● **Set task**
Wherever the word "script" shows up in a line, please copy that line.

● **Entries shown**
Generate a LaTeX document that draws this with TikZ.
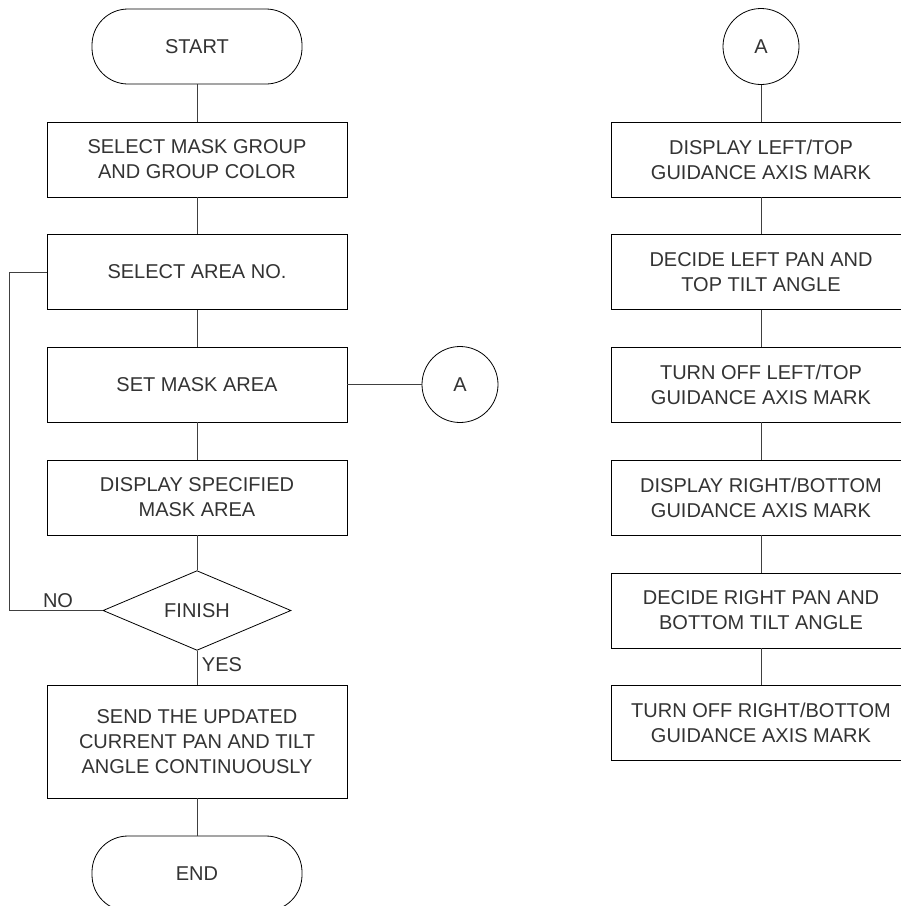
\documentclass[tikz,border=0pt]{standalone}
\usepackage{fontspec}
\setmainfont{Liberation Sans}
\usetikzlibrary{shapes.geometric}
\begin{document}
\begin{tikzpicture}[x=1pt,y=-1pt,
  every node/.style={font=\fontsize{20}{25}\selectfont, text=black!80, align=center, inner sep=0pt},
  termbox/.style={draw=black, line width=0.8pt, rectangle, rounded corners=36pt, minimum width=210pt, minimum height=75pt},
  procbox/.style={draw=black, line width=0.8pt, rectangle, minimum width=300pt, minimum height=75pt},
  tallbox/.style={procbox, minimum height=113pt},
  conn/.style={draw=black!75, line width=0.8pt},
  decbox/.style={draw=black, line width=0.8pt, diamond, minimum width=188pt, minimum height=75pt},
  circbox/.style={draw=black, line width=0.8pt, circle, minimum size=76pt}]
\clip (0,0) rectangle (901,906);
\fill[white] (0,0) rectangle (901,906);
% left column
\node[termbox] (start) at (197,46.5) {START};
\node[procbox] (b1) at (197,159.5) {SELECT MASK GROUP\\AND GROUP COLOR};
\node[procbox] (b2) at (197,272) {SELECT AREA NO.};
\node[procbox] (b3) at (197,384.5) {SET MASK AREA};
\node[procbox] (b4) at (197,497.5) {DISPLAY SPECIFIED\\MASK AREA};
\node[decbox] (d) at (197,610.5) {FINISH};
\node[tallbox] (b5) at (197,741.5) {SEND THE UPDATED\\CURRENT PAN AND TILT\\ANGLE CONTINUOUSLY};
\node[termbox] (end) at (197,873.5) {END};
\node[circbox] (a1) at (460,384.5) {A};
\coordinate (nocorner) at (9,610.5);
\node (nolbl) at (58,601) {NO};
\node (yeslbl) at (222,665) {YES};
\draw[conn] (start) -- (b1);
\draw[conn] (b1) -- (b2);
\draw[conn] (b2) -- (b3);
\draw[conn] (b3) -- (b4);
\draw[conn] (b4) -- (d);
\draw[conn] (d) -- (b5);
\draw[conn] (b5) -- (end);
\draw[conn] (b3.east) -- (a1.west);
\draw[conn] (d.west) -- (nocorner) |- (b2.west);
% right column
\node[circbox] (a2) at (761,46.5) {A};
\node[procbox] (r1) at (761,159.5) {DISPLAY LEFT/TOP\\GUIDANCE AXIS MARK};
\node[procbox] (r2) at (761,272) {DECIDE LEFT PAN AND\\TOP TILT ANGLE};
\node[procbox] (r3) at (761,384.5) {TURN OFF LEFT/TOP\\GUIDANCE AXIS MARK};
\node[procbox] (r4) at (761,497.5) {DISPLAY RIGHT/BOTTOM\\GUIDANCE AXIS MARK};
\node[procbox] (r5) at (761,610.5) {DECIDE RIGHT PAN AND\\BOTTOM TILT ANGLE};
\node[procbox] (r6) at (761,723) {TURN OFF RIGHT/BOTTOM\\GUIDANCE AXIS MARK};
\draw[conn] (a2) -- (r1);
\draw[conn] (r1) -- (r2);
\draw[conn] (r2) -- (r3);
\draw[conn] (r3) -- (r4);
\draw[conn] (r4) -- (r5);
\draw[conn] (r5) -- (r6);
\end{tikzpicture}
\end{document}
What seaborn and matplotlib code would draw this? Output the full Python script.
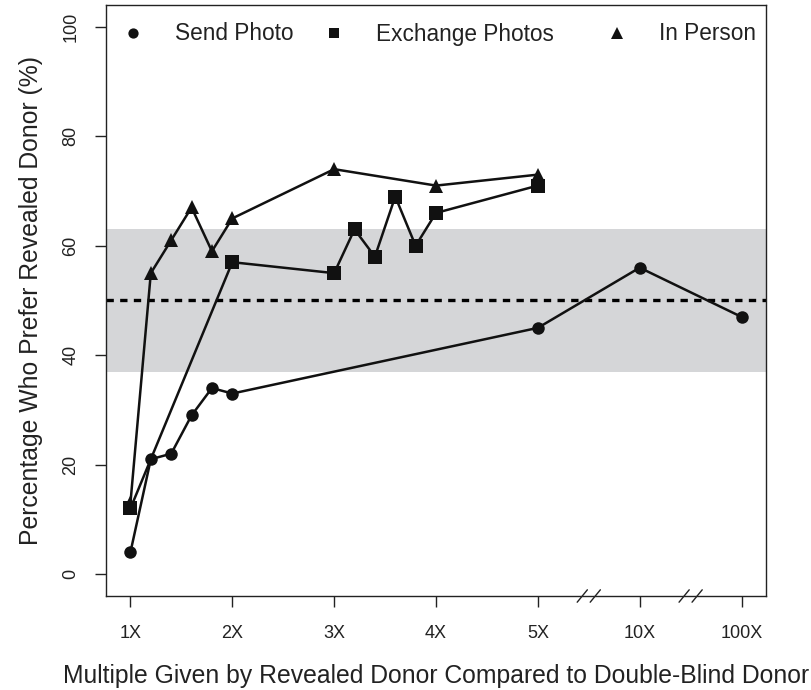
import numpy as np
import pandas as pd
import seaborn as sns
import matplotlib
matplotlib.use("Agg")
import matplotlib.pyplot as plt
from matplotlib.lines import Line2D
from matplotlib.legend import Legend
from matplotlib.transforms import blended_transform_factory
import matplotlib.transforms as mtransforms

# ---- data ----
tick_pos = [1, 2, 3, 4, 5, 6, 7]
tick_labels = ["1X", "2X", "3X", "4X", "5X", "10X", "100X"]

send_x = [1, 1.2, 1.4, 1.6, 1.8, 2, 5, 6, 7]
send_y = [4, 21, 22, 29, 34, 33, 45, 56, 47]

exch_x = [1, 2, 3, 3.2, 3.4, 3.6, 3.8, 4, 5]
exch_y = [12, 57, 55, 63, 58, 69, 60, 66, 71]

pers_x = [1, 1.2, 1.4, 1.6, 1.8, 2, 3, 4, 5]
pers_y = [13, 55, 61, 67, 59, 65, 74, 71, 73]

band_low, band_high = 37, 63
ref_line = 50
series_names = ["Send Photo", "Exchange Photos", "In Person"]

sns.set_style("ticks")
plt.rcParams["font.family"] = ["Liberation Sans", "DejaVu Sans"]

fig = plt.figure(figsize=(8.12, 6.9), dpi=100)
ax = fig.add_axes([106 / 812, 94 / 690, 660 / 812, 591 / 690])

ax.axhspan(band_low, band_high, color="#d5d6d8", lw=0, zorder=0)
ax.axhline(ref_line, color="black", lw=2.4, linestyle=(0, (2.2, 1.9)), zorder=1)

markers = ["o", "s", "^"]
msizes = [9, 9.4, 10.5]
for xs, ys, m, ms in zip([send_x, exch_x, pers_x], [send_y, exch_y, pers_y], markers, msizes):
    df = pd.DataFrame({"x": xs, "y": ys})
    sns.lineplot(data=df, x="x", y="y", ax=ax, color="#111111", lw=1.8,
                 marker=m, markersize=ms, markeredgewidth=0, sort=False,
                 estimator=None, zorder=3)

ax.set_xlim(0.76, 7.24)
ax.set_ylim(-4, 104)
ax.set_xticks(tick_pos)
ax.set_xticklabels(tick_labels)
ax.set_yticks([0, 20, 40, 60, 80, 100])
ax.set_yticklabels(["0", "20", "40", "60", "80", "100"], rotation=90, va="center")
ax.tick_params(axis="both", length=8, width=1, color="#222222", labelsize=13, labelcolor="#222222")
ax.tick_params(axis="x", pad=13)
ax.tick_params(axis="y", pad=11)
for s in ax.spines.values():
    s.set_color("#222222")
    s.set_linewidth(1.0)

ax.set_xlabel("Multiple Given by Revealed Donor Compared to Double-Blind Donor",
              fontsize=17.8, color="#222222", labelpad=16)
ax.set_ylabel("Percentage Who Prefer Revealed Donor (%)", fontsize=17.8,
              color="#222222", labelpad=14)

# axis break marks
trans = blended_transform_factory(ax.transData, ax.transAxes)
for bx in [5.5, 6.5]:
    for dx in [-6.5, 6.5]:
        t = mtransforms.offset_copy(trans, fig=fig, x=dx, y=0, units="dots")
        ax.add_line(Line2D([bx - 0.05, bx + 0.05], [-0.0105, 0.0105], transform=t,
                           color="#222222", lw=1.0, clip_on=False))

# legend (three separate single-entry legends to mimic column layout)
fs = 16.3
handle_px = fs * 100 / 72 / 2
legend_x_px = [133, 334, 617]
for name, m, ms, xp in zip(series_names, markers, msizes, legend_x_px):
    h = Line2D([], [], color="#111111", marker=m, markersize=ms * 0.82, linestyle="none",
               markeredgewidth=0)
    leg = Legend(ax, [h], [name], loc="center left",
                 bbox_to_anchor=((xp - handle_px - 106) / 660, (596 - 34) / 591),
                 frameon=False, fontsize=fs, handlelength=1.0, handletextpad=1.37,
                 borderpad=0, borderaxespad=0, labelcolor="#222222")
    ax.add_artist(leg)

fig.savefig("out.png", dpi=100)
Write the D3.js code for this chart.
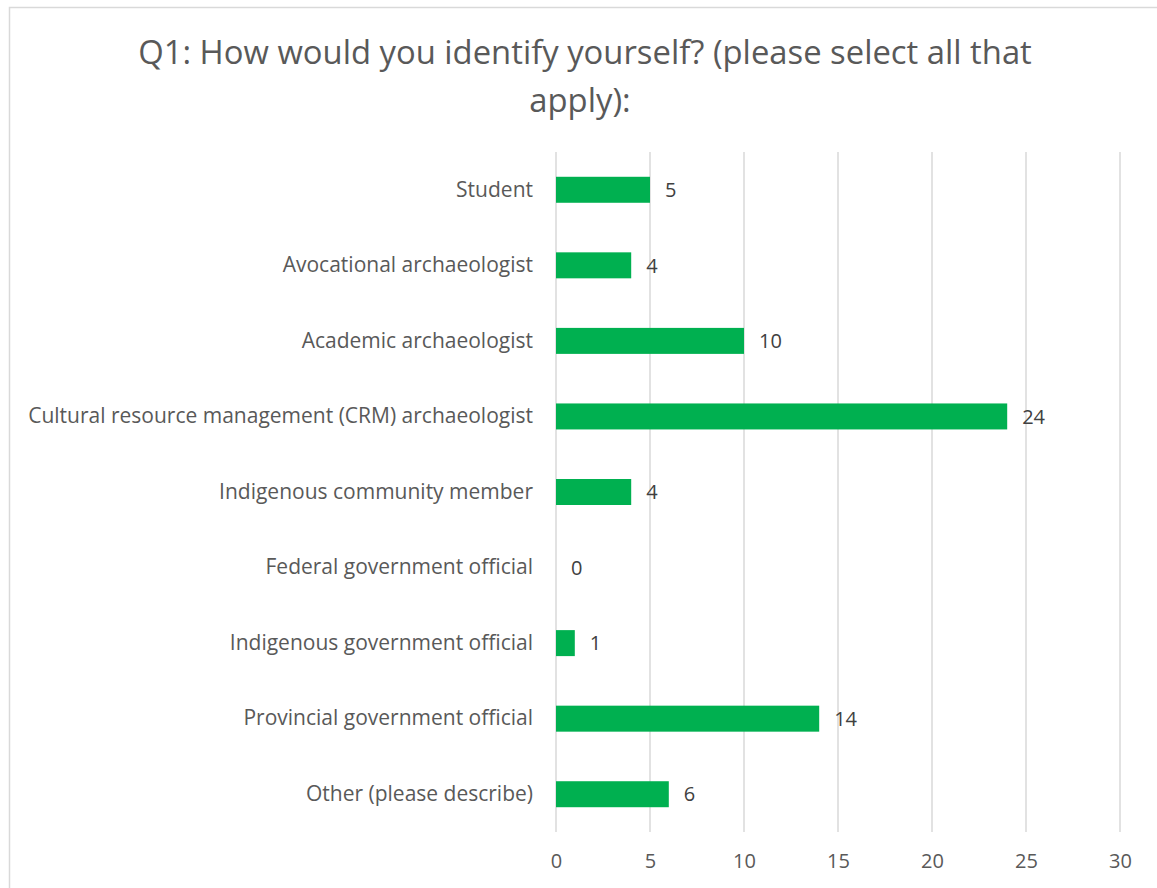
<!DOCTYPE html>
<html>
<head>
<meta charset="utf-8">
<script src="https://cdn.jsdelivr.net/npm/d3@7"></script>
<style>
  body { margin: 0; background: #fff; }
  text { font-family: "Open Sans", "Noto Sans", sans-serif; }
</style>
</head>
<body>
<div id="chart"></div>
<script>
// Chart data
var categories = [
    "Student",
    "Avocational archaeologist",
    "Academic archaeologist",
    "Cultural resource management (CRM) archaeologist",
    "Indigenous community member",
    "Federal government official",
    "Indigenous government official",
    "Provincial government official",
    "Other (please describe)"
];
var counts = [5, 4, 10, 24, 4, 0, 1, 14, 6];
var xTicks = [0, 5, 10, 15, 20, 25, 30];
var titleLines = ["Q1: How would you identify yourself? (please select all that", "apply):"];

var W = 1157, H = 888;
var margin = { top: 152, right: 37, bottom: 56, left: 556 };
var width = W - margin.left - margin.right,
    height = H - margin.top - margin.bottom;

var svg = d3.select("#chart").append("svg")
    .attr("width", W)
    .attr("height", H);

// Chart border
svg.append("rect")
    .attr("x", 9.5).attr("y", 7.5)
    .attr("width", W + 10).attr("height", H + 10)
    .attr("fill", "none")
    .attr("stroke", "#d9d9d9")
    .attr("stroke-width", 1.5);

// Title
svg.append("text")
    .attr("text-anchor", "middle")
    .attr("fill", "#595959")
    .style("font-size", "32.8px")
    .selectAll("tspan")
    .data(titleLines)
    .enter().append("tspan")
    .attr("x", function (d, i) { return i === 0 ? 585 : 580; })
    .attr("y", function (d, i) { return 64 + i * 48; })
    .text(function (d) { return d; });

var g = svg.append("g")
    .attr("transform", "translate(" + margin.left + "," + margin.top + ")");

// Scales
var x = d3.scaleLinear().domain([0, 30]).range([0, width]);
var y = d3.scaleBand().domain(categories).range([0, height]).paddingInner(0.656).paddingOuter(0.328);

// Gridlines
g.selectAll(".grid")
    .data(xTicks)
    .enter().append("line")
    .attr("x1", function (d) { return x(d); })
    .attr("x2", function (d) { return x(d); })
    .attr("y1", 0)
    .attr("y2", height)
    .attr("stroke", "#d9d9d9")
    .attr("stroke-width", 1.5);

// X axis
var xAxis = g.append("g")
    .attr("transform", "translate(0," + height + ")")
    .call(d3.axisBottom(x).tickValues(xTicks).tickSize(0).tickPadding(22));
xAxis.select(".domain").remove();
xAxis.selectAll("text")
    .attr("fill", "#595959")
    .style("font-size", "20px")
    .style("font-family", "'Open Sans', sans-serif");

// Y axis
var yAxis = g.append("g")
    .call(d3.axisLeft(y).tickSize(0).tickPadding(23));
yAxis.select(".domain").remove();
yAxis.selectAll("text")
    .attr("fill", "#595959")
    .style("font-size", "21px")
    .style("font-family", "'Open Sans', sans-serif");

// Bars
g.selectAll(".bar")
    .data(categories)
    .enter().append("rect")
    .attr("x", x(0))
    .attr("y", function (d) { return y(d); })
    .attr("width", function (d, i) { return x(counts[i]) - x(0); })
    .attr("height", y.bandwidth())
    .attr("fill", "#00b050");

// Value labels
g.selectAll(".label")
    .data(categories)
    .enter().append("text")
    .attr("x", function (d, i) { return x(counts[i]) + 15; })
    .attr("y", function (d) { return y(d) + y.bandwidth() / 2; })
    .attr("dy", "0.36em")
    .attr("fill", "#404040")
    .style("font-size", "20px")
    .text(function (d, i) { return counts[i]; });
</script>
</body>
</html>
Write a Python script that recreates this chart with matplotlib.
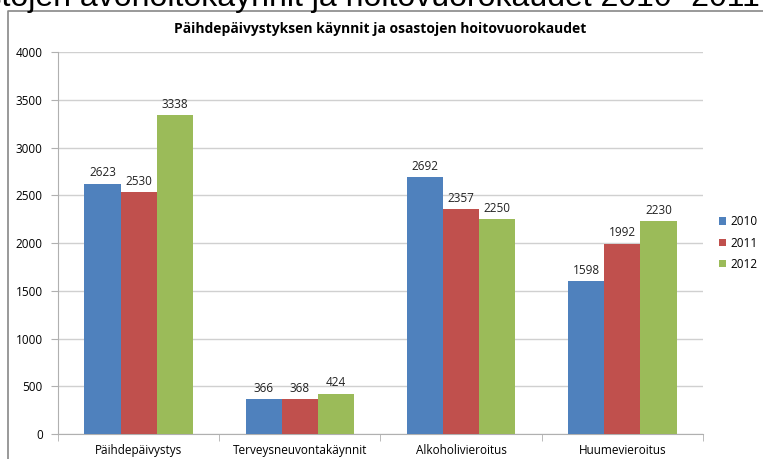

● **Exercise result**
What seaborn and matplotlib code would draw this? Output the full Python script.
<script src="https://cdn.jsdelivr.net/npm/d3@7"></script>
<script>
</script>
Write a Python script that recreates this chart with matplotlib.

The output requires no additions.